From 4a2d8bfc6ba5807d525a9722df8257098844426a Mon Sep 17 00:00:00 2001
From: "Rodrigo Q. Saramago" <deepmarolaest@gmail.com>
Date: Thu, 3 Dec 2015 01:14:46 -0200
Subject: [PATCH] Better failure detector timeout in deploy config

---
 benchmark/deploy/cfabcast-deploy.conf | 58 +++++++++++++++++++++++++++
 1 file changed, 58 insertions(+)

diff --git a/benchmark/deploy/cfabcast-deploy.conf b/benchmark/deploy/cfabcast-deploy.conf
index 1f020b1..4f5a6e1 100644
--- a/benchmark/deploy/cfabcast-deploy.conf
+++ b/benchmark/deploy/cfabcast-deploy.conf
@@ -23,6 +23,64 @@ akka {
     seed-nodes = []
 
     auto-down-unreachable-after = off
+
+    # Settings for the Phi accrual failure detector (http://ddg.jaist.ac.jp/pub/HDY+04.pdf
+    # [Hayashibara et al]) used by the cluster subsystem to detect unreachable
+    # members.
+    # The default PhiAccrualFailureDetector will trigger if there are no heartbeats within
+    # the duration heartbeat-interval + acceptable-heartbeat-pause + threshold_adjustment,
+    # i.e. around 5.5 seconds with default settings.
+    failure-detector {
+ 
+      # FQCN of the failure detector implementation.
+      # It must implement akka.remote.FailureDetector and have
+      # a public constructor with a com.typesafe.config.Config and
+      # akka.actor.EventStream parameter.
+      implementation-class = "akka.remote.PhiAccrualFailureDetector"
+ 
+      # How often keep-alive heartbeat messages should be sent to each connection.
+      # default: 1 s
+      heartbeat-interval = 5 s
+ 
+      # Defines the failure detector threshold.

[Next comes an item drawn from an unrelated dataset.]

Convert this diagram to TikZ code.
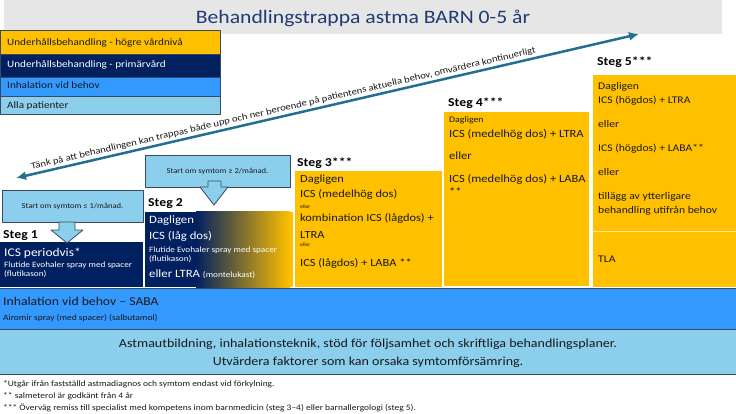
\documentclass[tikz,border=0pt]{standalone}
\usepackage{fontspec}
\setmainfont{Carlito}[FakeStretch=1.14]
\usepackage{tikz}
\usetikzlibrary{arrows,arrows.meta,calc,positioning,shapes}
\tikzset{>=latex}
\definecolor{ffcqqq}{rgb}{1.,0.753,0.}
\definecolor{qqbsfq}{rgb}{0.,0.125,0.376}
\definecolor{tsfaff}{rgb}{0.2,0.6,1.}
\definecolor{icdzee}{rgb}{0.55,0.81,0.93}
\definecolor{eeeeee}{rgb}{0.906,0.902,0.902}
\definecolor{dgjiqq}{rgb}{0.14,0.43,0.56}
\definecolor{ttetgg}{rgb}{0.22,0.29,0.38}
\definecolor{bgdxpp}{rgb}{0.12,0.23,0.45}
\definecolor{ttuuuu}{rgb}{0.1,0.1,0.1}

\begin{document}
\begin{tikzpicture}[line cap=round,line join=round,x=1pt,y=-1pt,
  txt/.style={anchor=base west,inner sep=0pt,text=ttuuuu,font=\fontsize{11}{13}\selectfont},
  vittxt/.style={txt,text=white},
  smatxt/.style={txt,font=\fontsize{8.1}{9}\selectfont},
  stegnamn/.style={txt,text=black,font=\bfseries\fontsize{12.1}{14}\selectfont},
  startruta/.style={draw=ttetgg,line width=0.8pt,fill=icdzee,font=\fontsize{7.5}{8}\selectfont,text=ttuuuu,inner sep=0pt},
  blockpil/.style={draw=ttetgg,line width=0.8pt,fill=icdzee}]
\useasboundingbox (0,0) rectangle (736,414);
% rubrik
\fill[eeeeee] (4,0) rectangle (722,34);
\node[text=bgdxpp,font=\fontsize{19}{23}\selectfont] (titel) at (363,18) {Behandlingstrappa astma BARN 0-5 år};
% teckenforklaring
\draw[fill=ffcqqq,draw=ttetgg,line width=0.8pt] (0,30) rectangle (220,54);
\draw[fill=qqbsfq,draw=ttetgg,line width=0.8pt] (0,54) rectangle (220,77);
\draw[fill=tsfaff,draw=ttetgg,line width=0.8pt] (0,77) rectangle (220,96);
\draw[fill=icdzee,draw=ttetgg,line width=0.8pt] (0,96) rectangle (220,114);
\node[txt,font=\fontsize{9.8}{12}\selectfont] (hogre) at (7,46) {Underhållsbehandling - högre vårdnivå};
\node[vittxt,font=\fontsize{9.8}{12}\selectfont] (primar) at (7,68) {Underhållsbehandling - primärvård};
\node[txt,font=\fontsize{9.8}{12}\selectfont] (inhal) at (7,89) {Inhalation vid behov};
\node[txt,font=\fontsize{9.8}{12}\selectfont] (alla) at (7,109) {Alla patienter};
% pil upp och ner
\coordinate (ned) at (16,178);
\coordinate (upp) at (639,34);
\draw[{Latex[length=10pt,width=9pt]}-{Latex[length=10pt,width=9pt]},line width=2.5pt,color=dgjiqq] (ned) -- (upp)
  node[pos=0.432,above=2pt,sloped,inner sep=0pt,text=ttuuuu,font=\fontsize{9.3}{11}\selectfont] (tank) {Tänk på att behandlingen kan trappas både upp och ner beroende på patientens aktuella behov, omvärdera kontinuerligt};
% steg 1
\node[startruta,minimum width=141pt,minimum height=32pt] (start1) at (72.5,206) {Start om symtom ≤ 1/månad.};
\fill[qqbsfq] (0,242) rectangle (143,287);
\draw[blockpil] (59,222) -- (75,222) -- (75,230) -- (83,230) -- (67,243) -- (51,230) -- (59,230) -- cycle;
\node[stegnamn] (steg1) at (3,238) {Steg 1};
\node[vittxt,font=\fontsize{11.8}{13}\selectfont] (ics1) at (4,256) {ICS periodvis*};
\node[smatxt,text=white] (flut1) at (4,267) {Flutide Evohaler spray med spacer};
\node[smatxt,text=white] (flut1b) at (4,276) {(flutikason)};
% steg 2
\node[startruta,minimum width=145pt,minimum height=32pt] (start2) at (217.5,171) {Start om symtom ≥ 2/månad.};
\fill[qqbsfq] (145,212) rectangle (196,287);
\shade[left color=qqbsfq,right color=ffcqqq] (196,212) rectangle (290,287);
\fill[ffcqqq] (290,212) rectangle (293,287);
\draw[blockpil] (208,181) -- (221,181) -- (221,187) -- (228,187) -- (214,205) -- (200,187) -- (208,187) -- cycle;
\node[stegnamn] (steg2) at (148,207) {Steg 2};
\node[vittxt,font=\fontsize{11.2}{13}\selectfont] (dag2) at (149,224) {Dagligen};
\node[vittxt,font=\fontsize{11.2}{13}\selectfont] (ics2) at (149,239) {ICS (låg dos)};
\node[smatxt,text=white] (flut2) at (149,252) {Flutide Evohaler spray med spacer};
\node[smatxt,text=white] (flut2b) at (149,261) {(flutikason)};
\node[vittxt,font=\fontsize{11.2}{13}\selectfont] (ltra2) at (149,277) {eller LTRA {\fontsize{8.1}{9}\selectfont(montelukast)}};
% steg 3
\draw[fill=ffcqqq,draw=white,line width=0.6pt] (294,170) rectangle (442,287);
\node[stegnamn] (steg3) at (297,167) {Steg 3***};
\node[txt,font=\fontsize{10.9}{13}\selectfont] (dag3) at (300,183) {Dagligen};
\node[txt,font=\fontsize{10.9}{13}\selectfont] (ics3) at (300,198) {ICS (medelhög dos)};
\node[txt,font=\fontsize{5}{6}\selectfont] (eller3a) at (300,208) {eller};
\node[txt,font=\fontsize{10.9}{13}\selectfont] (komb3) at (300,222) {kombination ICS (lågdos) +};
\node[txt,font=\fontsize{10.9}{13}\selectfont] (ltra3) at (300,238) {LTRA};
\node[txt,font=\fontsize{5}{6}\selectfont] (eller3b) at (300,247) {eller};
\node[txt,font=\fontsize{10.9}{13}\selectfont] (laba3) at (300,266) {ICS (lågdos) + LABA **};
% steg 4
\draw[fill=ffcqqq,draw=white,line width=0.8pt] (443,111) rectangle (589,286);
\node[stegnamn] (steg4) at (448,107) {Steg 4***};
\node[txt,font=\fontsize{8.6}{10}\selectfont] (dag4) at (449,123) {Dagligen};
\node[txt] (ltra4) at (449,138) {ICS (medelhög dos) + LTRA};
\node[txt] (eller4) at (449,160) {eller};
\node[txt] (laba4) at (449,183) {ICS (medelhög dos) + LABA};
\node[txt] (stj4) at (449,196) {**};
% steg 5
\fill[ffcqqq] (593,75) rectangle (736,287);
\draw[line width=0.8pt,color=ffcqqq!40] (593,231) -- (736,231);
\node[stegnamn] (steg5) at (597,66) {Steg 5***};
\node[txt,font=\fontsize{10.2}{12}\selectfont] (dag5) at (598,90) {Dagligen};
\node[txt,font=\fontsize{10.2}{12}\selectfont] (ltra5) at (598,104) {ICS (högdos) + LTRA};
\node[txt,font=\fontsize{10.2}{12}\selectfont] (eller5a) at (598,128) {eller};
\node[txt,font=\fontsize{10.2}{12}\selectfont] (laba5) at (598,152) {ICS (högdos) + LABA**};
\node[txt,font=\fontsize{10.2}{12}\selectfont] (eller5b) at (598,176) {eller};
\node[txt,font=\fontsize{10.2}{12}\selectfont] (tillagg5) at (598,200) {tillägg av ytterligare};
\node[txt,font=\fontsize{10.2}{12}\selectfont] (behov5) at (598,214) {behandling utifrån behov};
\node[txt,font=\fontsize{10.2}{12}\selectfont] (tla5) at (598,262) {TLA};
% inhalation vid behov och alla patienter
\draw[fill=tsfaff,draw=ttetgg,line width=0.8pt] (-1,288) rectangle (737,329);
\node[txt,font=\fontsize{12}{14}\selectfont] (saba) at (3,305) {Inhalation vid behov – SABA};
\node[txt,font=\fontsize{8.3}{9}\selectfont] (airomir) at (3,320) {Airomir spray (med spacer) (salbutamol)};
\draw[fill=icdzee,draw=ttetgg,line width=0.8pt] (-1,329) rectangle (737,374);
\node[txt,anchor=base,font=\fontsize{12.3}{14}\selectfont] (utb) at (368,347) {Astmautbildning, inhalationsteknik, stöd för följsamhet och skriftliga behandlingsplaner.};
\node[txt,anchor=base,font=\fontsize{12.3}{14}\selectfont] (utv) at (368,365) {Utvärdera faktorer som kan orsaka symtomförsämring.};
% fotnoter
\node[txt,font=\fontsize{8.3}{9}\selectfont] (fot1) at (3,386) {*Utgår ifrån fastställd astmadiagnos och symtom endast vid förkylning.};
\node[txt,font=\fontsize{8.3}{9}\selectfont] (fot2) at (3,398) {** salmeterol är godkänt från 4 år};
\node[txt,font=\fontsize{8.3}{9}\selectfont] (fot3) at (3,410) {*** Överväg remiss till specialist med kompetens inom barnmedicin (steg 3–4) eller barnallergologi (steg 5).};
\end{tikzpicture}
\end{document}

+      # A low threshold is prone to generate many wrong suspicions but ensures
+      # a quick detection in the event of a real crash. Conversely, a high
+      # threshold generates fewer mistakes but needs more time to detect
+      # actual crashes.
+      # default : 8.0
+      threshold = 12.0
+ 
+      # Number of the samples of inter-heartbeat arrival times to adaptively
+      # calculate the failure timeout for connections.
+      # default: 1000
+      max-sample-size = 1000
+ 
+      # Minimum standard deviation to use for the normal distribution in
+      # AccrualFailureDetector. Too low standard deviation might result in
+      # too much sensitivity for sudden, but normal, deviations in heartbeat
+      # inter arrival times.
+      # default: 100 ms
+      min-std-deviation = 100 ms
+ 
+      # Number of potentially lost/delayed heartbeats that will be
+      # accepted before considering it to be an anomaly.
+      # This margin is important to be able to survive sudden, occasional,
+      # pauses in heartbeat arrivals, due to for example garbage collect or
+      # network drop.
+      # default: 3 s 
+      acceptable-heartbeat-pause = 60 s
+ 
+      # Number of member nodes that each member will send heartbeat messages to,
+      # i.e. each node will be monitored by this number of other nodes.
+      # default: 5
+      monitored-by-nr-of-members = 5
+      
+      # After the heartbeat request has been sent the first failure detection
+      # will start after this period, even though no heartbeat message has
+      # been received.
+      # default: 1 s
+      expected-response-after = 20 s
+    }
   }
 
 #  persistence {